Other responders arrived with suitcases full of prepaid cell phones and sweatsuits for anyone who needed dry clothes. Staffers escorted each passenger to a new flight or a local New York hotel, where it arranged for round-the-clock buffets. They also arranged train tickets and rental cars for those who didn't want to fly. "Some people lost their driver's licenses, so we reached out to high-level executives at Hertz and Amtrak to make sure they had no trouble getting a rental or a ticket," says Kerry Hester, vice-president for customer-service planning. The airline also retained locksmiths to help passengers who had lost their keys get back into their cars and homes.

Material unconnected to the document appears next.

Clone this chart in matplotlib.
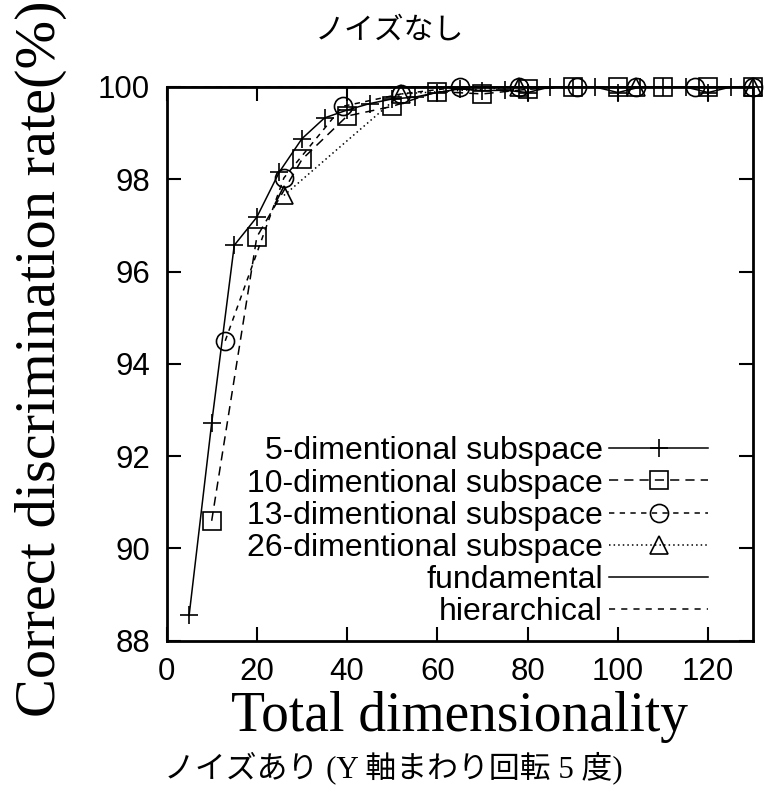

US Airways has since sent three letters providing updates to customers, along with a ticket refund to each passenger and a $5,000 advance check to help cover the cost of replacing their possessions. While one safety advocacy group, the National Air Disaster Alliance/Foundation, has criticized the payments as inadequate, US Airways says it has employed claims adjusters to compensate passengers whose losses were higher. More important, it didn't require recipients to waive their legal rights, a feature that consultant Mann calls "an unprecedented exception to the industry norm."

The real test, of course, is in how many customers come back. US Airways says a third of Flight 1549's 150 passengers have already flown the airline again since the incident. Hanks, the last passenger off the plane, has flown US Airways six times.